[Challenge]
Copy out every line that contains "this".
┄┄┄┄┄┄┄┄┄┄
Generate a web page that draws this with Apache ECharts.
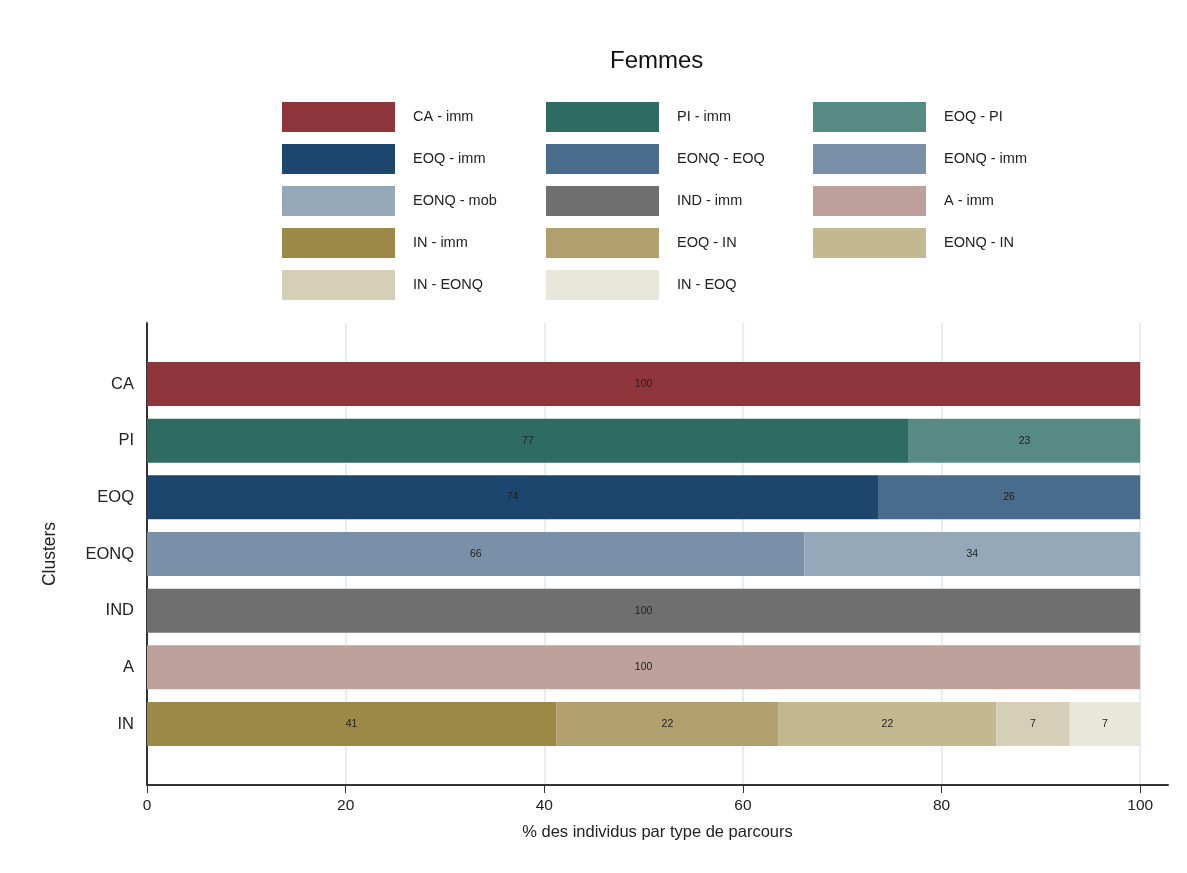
<!DOCTYPE html>
<html>
<head>
<meta charset="utf-8">
<script src="https://cdn.jsdelivr.net/npm/echarts@6/dist/echarts.min.js"></script>
<style>html,body{margin:0;padding:0;background:#fff}#c{width:1187px;height:873px}</style>
</head>
<body>
<div id="c"></div>
<script>
const categories = ['CA','PI','EOQ','EONQ','IND','A','IN'];
const seriesNames = ['CA - imm','PI - imm','EOQ - PI','EOQ - imm','EONQ - EOQ','EONQ - imm','EONQ - mob','IND - imm','A - imm','IN - imm','EOQ - IN','EONQ - IN','IN - EONQ','IN - EOQ'];
const caImm    = [100, null, null, null, null, null, null];
const piImm    = [null, 76.7, null, null, null, null, null];
const eoqPi    = [null, 23.3, null, null, null, null, null];
const eoqImm   = [null, null, 73.6, null, null, null, null];
const eonqEoq  = [null, null, 26.4, null, null, null, null];
const eonqImm  = [null, null, null, 66.2, null, null, null];
const eonqMob  = [null, null, null, 33.8, null, null, null];
const indImm   = [null, null, null, null, 100, null, null];
const aImm     = [null, null, null, null, null, 100, null];
const inImm    = [null, null, null, null, null, null, 41.2];
const eoqIn    = [null, null, null, null, null, null, 22.4];
const eonqIn   = [null, null, null, null, null, null, 21.9];
const inEonq   = [null, null, null, null, null, null, 7.4];
const inEoq    = [null, null, null, null, null, null, 7.1];
const xTicks = [0, 20, 40, 60, 80, 100];

const seriesData = [caImm, piImm, eoqPi, eoqImm, eonqEoq, eonqImm, eonqMob, indImm, aImm, inImm, eoqIn, eonqIn, inEonq, inEoq];
const colors = ['#8f353c','#2e6b62','#578a83','#1c466d','#496b8c','#7a90a8','#95a8ba','#6f6f6f','#bea19a','#9c8847','#b1a06e','#c4b891','#d6cfb7','#e9e6da'];

const FONT = 'Liberation Sans, Arial, sans-serif';
const chart = echarts.init(document.getElementById('c'), null, {renderer: 'canvas'});

const series = seriesNames.map((n, i) => ({
  name: n,
  type: 'bar',
  stack: 'total',
  xAxisIndex: 1,
  yAxisIndex: 1,
  barWidth: 44,
  data: seriesData[i],
  itemStyle: {color: colors[i]},
  label: {
    show: true,
    position: 'inside',
    fontSize: 10.5,
    fontFamily: FONT,
    color: '#222',
    formatter: p => p.value == null ? '' : String(Math.round(p.value))
  },
  emphasis: {disabled: true},
  animation: false
}));

const legendCol = (items, left) => ({
  orient: 'vertical',
  left: left,
  top: 102,
  padding: 0,
  itemWidth: 113,
  itemHeight: 30,
  itemGap: 12,
  icon: 'rect',
  selectedMode: false,
  data: items,
  textStyle: {fontSize: 14.5, fontFamily: FONT, color: '#222', padding: [0, 0, 0, 13]}
});

chart.setOption({
  backgroundColor: '#fff',
  animation: false,
  title: {
    text: 'Femmes',
    left: 610,
    top: 49,
    padding: 0,
    textStyle: {fontSize: 24, fontWeight: 'normal', fontFamily: FONT, color: '#111'}
  },
  legend: [
    legendCol([0,3,6,9,12].map(i => seriesNames[i]), 282),
    legendCol([1,4,7,10,13].map(i => seriesNames[i]), 546),
    legendCol([2,5,8,11].map(i => seriesNames[i]), 813)
  ],
  grid: [
    {left: 147, right: 19, top: 323, bottom: 88},
    {left: 147, right: 19, top: 355.7, bottom: 120.7}
  ],
  xAxis: [
    {
      gridIndex: 0, type: 'value', min: 0, max: 102.8, interval: 20,
      axisLine: {show: true, lineStyle: {color: '#333', width: 2}},
      axisTick: {show: true, length: 8, lineStyle: {color: '#333'}, customValues: xTicks},
      axisLabel: {fontSize: 15.5, fontFamily: FONT, color: '#222', margin: 13, customValues: xTicks},
      splitLine: {show: true, lineStyle: {color: '#e6eff0', width: 2}},
      name: '% des individus par type de parcours',
      nameLocation: 'middle',
      nameGap: 39,
      nameTextStyle: {fontSize: 16.5, fontFamily: FONT, color: '#222'}
    },
    {gridIndex: 1, type: 'value', min: 0, max: 102.8, show: false}
  ],
  yAxis: [
    {
      gridIndex: 0, type: 'value', min: 0, max: 1,
      axisLine: {show: true, lineStyle: {color: '#333', width: 2}},
      axisTick: {show: false}, axisLabel: {show: false}, splitLine: {show: false},
      name: 'Clusters', nameLocation: 'middle', nameGap: 88, nameRotate: 90,
      nameTextStyle: {fontSize: 17.5, fontFamily: FONT, color: '#222'}
    },
    {
      gridIndex: 1, type: 'category', inverse: true, data: categories,
      axisLine: {show: false}, axisTick: {show: false}, splitLine: {show: false},
      axisLabel: {fontSize: 16.5, fontFamily: FONT, color: '#222', margin: 13}
    }
  ],
  series: series
});
</script>
</body>
</html>
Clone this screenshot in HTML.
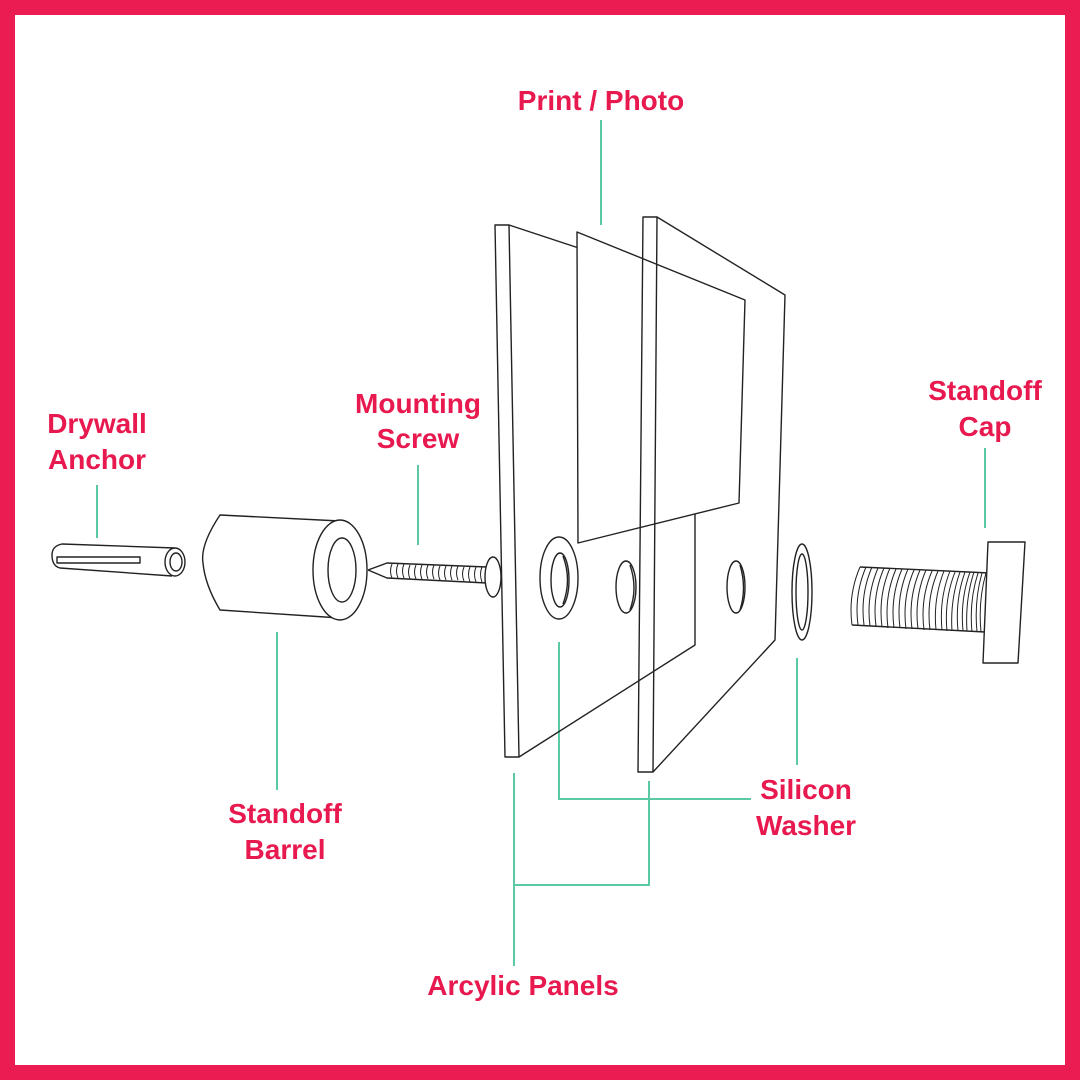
┄┄┄┄┄┄┄┄┄┄
[Final answer]
Generate a web page that draws this with Apache ECharts.
Clone this screenshot in HTML.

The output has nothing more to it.